THE TASK:
Each line below must be set down exactly; omit any image you find.

MATERIAL PROVIDED:
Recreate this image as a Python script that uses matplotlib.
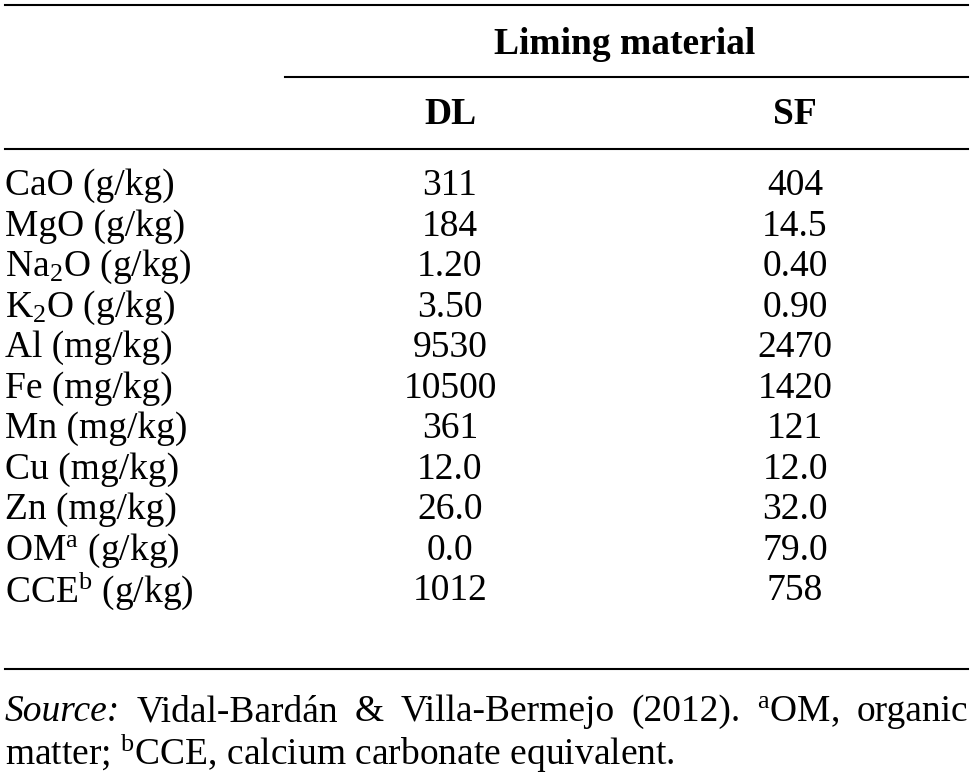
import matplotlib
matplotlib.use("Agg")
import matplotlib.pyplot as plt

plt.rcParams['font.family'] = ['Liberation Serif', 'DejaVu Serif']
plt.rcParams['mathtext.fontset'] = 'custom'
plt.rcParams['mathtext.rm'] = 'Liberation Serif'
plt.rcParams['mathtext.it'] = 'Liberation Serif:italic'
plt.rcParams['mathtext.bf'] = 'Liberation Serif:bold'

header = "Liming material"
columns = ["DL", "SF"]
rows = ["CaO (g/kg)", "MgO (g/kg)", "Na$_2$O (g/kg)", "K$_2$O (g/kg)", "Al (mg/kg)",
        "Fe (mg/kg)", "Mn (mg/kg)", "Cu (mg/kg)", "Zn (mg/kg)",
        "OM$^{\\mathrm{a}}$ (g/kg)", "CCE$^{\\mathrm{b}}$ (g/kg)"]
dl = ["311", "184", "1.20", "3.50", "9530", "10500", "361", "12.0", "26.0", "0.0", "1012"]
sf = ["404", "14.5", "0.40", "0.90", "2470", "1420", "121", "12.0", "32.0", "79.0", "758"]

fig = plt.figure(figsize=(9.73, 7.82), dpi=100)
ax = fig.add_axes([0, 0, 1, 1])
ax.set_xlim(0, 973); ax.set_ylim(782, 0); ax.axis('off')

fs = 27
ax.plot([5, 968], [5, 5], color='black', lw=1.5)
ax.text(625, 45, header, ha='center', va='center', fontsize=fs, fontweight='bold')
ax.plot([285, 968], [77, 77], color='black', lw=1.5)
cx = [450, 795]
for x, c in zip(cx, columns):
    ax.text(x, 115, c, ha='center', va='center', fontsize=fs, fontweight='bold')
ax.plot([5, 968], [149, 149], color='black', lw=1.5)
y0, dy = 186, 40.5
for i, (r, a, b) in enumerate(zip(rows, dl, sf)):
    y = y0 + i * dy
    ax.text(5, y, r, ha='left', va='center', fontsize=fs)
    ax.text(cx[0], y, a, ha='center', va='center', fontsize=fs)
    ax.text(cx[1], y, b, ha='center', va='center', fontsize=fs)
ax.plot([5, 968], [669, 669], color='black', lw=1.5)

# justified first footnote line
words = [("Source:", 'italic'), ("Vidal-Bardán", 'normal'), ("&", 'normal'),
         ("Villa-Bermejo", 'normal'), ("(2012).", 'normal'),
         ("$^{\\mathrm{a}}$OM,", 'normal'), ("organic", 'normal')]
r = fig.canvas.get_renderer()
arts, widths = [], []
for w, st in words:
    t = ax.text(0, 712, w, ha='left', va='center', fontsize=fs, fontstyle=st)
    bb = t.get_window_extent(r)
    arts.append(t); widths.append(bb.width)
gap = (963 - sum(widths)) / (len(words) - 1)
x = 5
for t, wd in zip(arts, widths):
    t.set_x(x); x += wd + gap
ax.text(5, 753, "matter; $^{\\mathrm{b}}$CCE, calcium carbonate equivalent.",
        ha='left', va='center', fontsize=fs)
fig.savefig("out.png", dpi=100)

EXERCISE RESPONSE:
Recreate this image as a Python script that uses matplotlib.
import matplotlib
matplotlib.use("Agg")
import matplotlib.pyplot as plt

plt.rcParams['font.family'] = ['Liberation Serif', 'DejaVu Serif']
plt.rcParams['mathtext.fontset'] = 'custom'
plt.rcParams['mathtext.rm'] = 'Liberation Serif'
plt.rcParams['mathtext.it'] = 'Liberation Serif:italic'
plt.rcParams['mathtext.bf'] = 'Liberation Serif:bold'

header = "Liming material"
columns = ["DL", "SF"]
rows = ["CaO (g/kg)", "MgO (g/kg)", "Na$_2$O (g/kg)", "K$_2$O (g/kg)", "Al (mg/kg)",
        "Fe (mg/kg)", "Mn (mg/kg)", "Cu (mg/kg)", "Zn (mg/kg)",
        "OM$^{\\mathrm{a}}$ (g/kg)", "CCE$^{\\mathrm{b}}$ (g/kg)"]
dl = ["311", "184", "1.20", "3.50", "9530", "10500", "361", "12.0", "26.0", "0.0", "1012"]
sf = ["404", "14.5", "0.40", "0.90", "2470", "1420", "121", "12.0", "32.0", "79.0", "758"]

fig = plt.figure(figsize=(9.73, 7.82), dpi=100)
ax = fig.add_axes([0, 0, 1, 1])
ax.set_xlim(0, 973); ax.set_ylim(782, 0); ax.axis('off')

fs = 27
ax.plot([5, 968], [5, 5], color='black', lw=1.5)
ax.text(625, 45, header, ha='center', va='center', fontsize=fs, fontweight='bold')
ax.plot([285, 968], [77, 77], color='black', lw=1.5)
cx = [450, 795]
for x, c in zip(cx, columns):
    ax.text(x, 115, c, ha='center', va='center', fontsize=fs, fontweight='bold')
ax.plot([5, 968], [149, 149], color='black', lw=1.5)
y0, dy = 186, 40.5
for i, (r, a, b) in enumerate(zip(rows, dl, sf)):
    y = y0 + i * dy
    ax.text(5, y, r, ha='left', va='center', fontsize=fs)
    ax.text(cx[0], y, a, ha='center', va='center', fontsize=fs)
    ax.text(cx[1], y, b, ha='center', va='center', fontsize=fs)
ax.plot([5, 968], [669, 669], color='black', lw=1.5)

# justified first footnote line
words = [("Source:", 'italic'), ("Vidal-Bardán", 'normal'), ("&", 'normal'),
         ("Villa-Bermejo", 'normal'), ("(2012).", 'normal'),
         ("$^{\\mathrm{a}}$OM,", 'normal'), ("organic", 'normal')]
r = fig.canvas.get_renderer()
arts, widths = [], []
for w, st in words:
    t = ax.text(0, 712, w, ha='left', va='center', fontsize=fs, fontstyle=st)
    bb = t.get_window_extent(r)
    arts.append(t); widths.append(bb.width)
gap = (963 - sum(widths)) / (len(words) - 1)
x = 5
for t, wd in zip(arts, widths):
    t.set_x(x); x += wd + gap
ax.text(5, 753, "matter; $^{\\mathrm{b}}$CCE, calcium carbonate equivalent.",
        ha='left', va='center', fontsize=fs)
fig.savefig("out.png", dpi=100)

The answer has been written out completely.